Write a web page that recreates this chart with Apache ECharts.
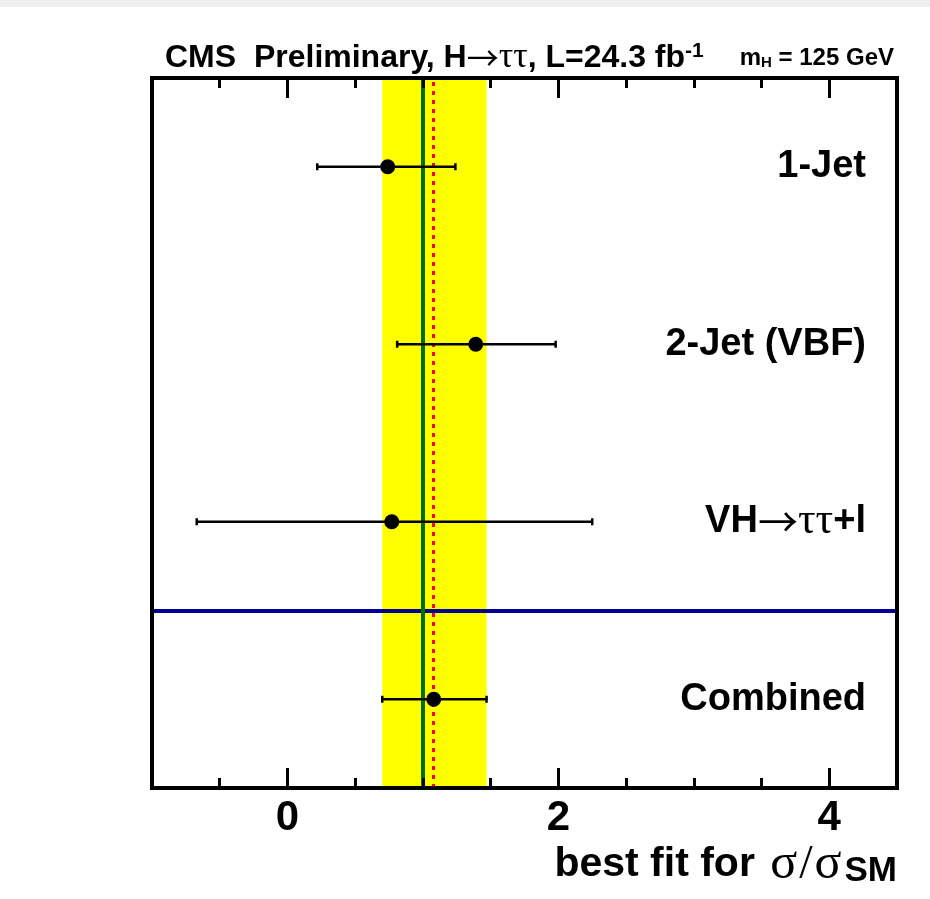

---

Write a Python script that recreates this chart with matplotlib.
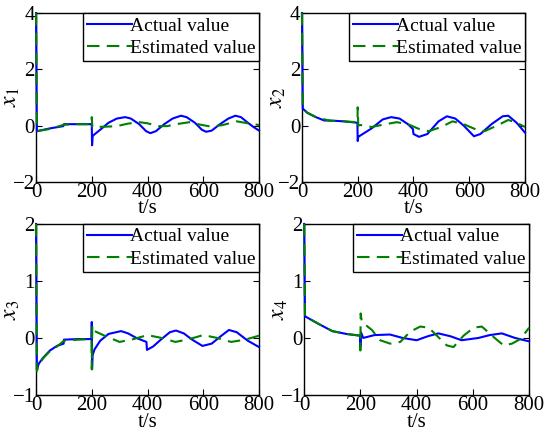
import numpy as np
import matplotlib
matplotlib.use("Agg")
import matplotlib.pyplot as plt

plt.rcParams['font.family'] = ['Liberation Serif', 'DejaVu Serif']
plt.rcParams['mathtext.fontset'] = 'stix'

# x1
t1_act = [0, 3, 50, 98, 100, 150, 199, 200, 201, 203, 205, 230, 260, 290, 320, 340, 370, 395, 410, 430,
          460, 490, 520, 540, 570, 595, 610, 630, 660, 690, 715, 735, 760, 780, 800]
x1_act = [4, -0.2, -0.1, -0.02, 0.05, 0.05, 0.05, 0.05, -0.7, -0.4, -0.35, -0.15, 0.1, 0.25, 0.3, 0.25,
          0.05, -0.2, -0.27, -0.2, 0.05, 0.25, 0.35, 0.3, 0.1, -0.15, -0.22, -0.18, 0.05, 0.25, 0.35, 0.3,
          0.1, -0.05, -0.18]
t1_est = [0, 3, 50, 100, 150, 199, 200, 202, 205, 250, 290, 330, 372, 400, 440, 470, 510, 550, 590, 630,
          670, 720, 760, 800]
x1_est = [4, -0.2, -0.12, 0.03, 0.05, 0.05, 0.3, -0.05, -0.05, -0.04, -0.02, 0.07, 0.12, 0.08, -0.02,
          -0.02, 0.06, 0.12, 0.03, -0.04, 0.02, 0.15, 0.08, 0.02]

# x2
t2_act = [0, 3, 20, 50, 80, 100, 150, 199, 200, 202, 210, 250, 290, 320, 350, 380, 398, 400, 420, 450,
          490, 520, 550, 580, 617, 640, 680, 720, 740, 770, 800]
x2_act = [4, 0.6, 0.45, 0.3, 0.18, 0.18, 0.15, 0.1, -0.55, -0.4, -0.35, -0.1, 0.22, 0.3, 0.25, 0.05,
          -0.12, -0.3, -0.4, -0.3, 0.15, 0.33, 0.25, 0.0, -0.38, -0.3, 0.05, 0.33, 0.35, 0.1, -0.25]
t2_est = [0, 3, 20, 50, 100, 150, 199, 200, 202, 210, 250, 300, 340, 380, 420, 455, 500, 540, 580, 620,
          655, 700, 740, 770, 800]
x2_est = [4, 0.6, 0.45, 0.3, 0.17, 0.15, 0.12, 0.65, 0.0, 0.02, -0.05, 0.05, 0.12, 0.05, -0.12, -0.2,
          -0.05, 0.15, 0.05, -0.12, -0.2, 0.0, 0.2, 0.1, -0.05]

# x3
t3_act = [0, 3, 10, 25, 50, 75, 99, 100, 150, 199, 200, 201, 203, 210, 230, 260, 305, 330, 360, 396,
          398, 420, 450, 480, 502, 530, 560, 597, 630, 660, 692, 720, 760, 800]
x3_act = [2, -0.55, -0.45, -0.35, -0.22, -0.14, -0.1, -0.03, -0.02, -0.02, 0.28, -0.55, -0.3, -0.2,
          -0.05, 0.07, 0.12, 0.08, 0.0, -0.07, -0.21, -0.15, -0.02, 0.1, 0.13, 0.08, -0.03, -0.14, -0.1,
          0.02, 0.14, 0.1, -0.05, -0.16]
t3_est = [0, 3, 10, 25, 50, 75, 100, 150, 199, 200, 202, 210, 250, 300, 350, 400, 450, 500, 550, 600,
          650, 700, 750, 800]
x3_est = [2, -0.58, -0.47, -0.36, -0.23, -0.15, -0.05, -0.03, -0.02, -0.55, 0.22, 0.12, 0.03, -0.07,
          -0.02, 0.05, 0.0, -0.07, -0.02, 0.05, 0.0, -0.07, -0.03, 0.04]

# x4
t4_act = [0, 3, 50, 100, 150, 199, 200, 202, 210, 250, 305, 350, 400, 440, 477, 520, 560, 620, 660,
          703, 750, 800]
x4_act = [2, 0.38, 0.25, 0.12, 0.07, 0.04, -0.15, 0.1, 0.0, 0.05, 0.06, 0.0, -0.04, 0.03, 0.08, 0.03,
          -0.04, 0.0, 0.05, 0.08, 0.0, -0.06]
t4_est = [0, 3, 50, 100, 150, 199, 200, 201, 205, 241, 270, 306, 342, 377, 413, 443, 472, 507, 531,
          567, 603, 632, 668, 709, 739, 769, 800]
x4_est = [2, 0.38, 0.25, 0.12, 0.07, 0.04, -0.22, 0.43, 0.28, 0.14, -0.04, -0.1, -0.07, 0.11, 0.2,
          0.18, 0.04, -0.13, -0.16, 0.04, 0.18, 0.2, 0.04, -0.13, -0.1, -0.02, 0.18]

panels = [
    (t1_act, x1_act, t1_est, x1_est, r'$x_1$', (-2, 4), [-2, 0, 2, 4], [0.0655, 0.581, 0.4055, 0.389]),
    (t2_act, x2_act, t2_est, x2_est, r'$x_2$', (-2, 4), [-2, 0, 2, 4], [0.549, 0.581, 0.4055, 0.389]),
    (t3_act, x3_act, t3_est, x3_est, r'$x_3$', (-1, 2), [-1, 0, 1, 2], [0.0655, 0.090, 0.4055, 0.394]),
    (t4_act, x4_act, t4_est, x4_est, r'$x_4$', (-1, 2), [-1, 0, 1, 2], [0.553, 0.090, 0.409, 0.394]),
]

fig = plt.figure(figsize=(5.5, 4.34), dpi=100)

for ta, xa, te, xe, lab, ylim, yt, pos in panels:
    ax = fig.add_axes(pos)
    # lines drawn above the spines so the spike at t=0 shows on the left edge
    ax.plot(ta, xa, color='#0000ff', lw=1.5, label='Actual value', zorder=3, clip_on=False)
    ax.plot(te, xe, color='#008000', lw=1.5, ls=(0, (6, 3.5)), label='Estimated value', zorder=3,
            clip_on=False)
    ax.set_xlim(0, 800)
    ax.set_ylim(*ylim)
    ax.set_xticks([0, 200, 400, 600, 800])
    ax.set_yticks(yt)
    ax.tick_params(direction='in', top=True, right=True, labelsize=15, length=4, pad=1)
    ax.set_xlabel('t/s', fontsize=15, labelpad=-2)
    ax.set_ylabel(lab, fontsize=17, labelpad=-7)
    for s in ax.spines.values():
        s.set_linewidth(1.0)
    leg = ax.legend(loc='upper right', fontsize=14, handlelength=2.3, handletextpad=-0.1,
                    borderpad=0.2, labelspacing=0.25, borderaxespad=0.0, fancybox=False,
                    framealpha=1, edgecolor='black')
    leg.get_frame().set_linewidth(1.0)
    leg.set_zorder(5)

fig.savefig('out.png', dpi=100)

---

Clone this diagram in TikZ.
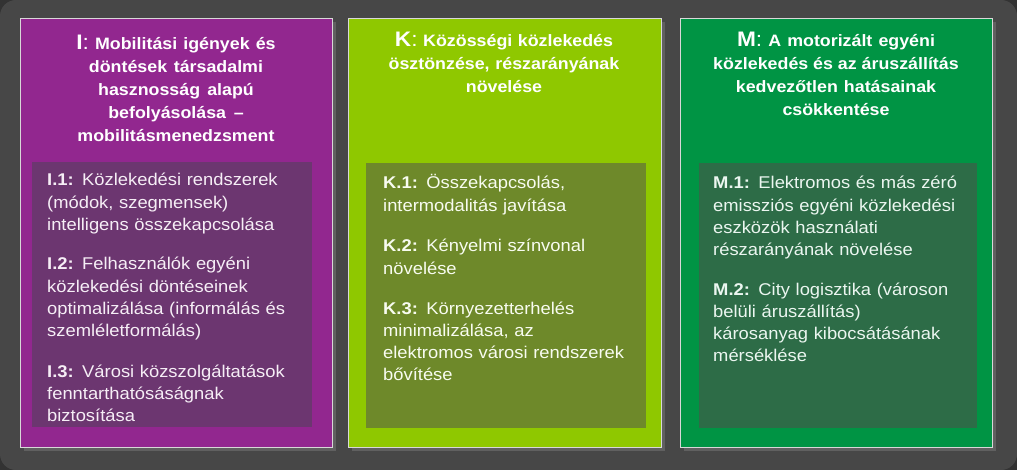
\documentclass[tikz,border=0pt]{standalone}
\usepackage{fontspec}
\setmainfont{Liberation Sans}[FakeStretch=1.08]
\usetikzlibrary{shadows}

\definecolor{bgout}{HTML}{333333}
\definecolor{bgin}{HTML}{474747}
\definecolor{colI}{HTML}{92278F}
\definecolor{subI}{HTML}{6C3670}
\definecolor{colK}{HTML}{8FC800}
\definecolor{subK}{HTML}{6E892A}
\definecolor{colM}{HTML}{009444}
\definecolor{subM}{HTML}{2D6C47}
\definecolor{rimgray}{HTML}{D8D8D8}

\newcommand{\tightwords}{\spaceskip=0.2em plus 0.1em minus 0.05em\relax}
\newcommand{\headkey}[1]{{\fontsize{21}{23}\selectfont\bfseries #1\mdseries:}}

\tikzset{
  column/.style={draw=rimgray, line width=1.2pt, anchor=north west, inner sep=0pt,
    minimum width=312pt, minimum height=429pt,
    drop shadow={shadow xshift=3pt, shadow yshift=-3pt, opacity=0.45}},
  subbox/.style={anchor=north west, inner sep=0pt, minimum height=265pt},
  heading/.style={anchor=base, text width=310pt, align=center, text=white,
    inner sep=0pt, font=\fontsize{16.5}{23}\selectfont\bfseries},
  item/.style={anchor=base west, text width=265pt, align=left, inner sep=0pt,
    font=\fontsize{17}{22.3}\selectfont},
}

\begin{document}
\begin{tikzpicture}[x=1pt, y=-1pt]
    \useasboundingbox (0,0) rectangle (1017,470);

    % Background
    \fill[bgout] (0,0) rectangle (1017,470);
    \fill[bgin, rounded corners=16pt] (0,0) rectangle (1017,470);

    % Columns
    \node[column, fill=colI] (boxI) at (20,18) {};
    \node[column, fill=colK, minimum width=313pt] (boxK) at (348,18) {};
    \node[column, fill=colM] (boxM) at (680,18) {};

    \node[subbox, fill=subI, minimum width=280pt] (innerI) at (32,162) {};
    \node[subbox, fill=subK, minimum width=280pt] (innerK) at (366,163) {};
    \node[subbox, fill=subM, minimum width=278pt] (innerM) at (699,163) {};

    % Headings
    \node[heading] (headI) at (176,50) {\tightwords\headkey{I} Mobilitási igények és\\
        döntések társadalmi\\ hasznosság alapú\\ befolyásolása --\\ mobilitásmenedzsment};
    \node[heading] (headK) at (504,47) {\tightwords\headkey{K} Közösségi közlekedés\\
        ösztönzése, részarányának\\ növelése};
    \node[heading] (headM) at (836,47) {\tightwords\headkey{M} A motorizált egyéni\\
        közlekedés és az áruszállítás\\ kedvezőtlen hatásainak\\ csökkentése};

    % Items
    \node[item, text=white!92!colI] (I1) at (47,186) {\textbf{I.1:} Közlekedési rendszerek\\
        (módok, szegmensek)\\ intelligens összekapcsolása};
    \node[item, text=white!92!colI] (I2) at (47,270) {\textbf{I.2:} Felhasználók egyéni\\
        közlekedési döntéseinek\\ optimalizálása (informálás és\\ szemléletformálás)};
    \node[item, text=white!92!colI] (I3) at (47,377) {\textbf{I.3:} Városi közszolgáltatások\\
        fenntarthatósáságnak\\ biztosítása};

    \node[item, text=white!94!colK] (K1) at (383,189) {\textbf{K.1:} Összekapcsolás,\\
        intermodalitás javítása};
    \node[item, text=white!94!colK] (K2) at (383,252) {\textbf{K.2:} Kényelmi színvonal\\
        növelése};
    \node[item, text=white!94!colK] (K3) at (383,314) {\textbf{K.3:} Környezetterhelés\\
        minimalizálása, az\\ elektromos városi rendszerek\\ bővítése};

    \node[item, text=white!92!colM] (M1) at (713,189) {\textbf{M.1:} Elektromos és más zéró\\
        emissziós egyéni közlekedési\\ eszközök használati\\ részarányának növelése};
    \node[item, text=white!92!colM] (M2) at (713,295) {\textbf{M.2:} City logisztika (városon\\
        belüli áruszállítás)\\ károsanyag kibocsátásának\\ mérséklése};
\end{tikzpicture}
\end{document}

* Objective *
Exactly as they stand, quote the lines beginning with the one that contains "Write a Python" and ending with the one that contains "plt.rcParams['mathtext.fontset'] = 'stix'", with no pictures.

* Task output *
Write a Python script that recreates this chart with matplotlib.
import numpy as np
import matplotlib
matplotlib.use("Agg")
import matplotlib.pyplot as plt

plt.rcParams['font.family'] = ['Liberation Serif', 'DejaVu Serif']
plt.rcParams['mathtext.fontset'] = 'stix'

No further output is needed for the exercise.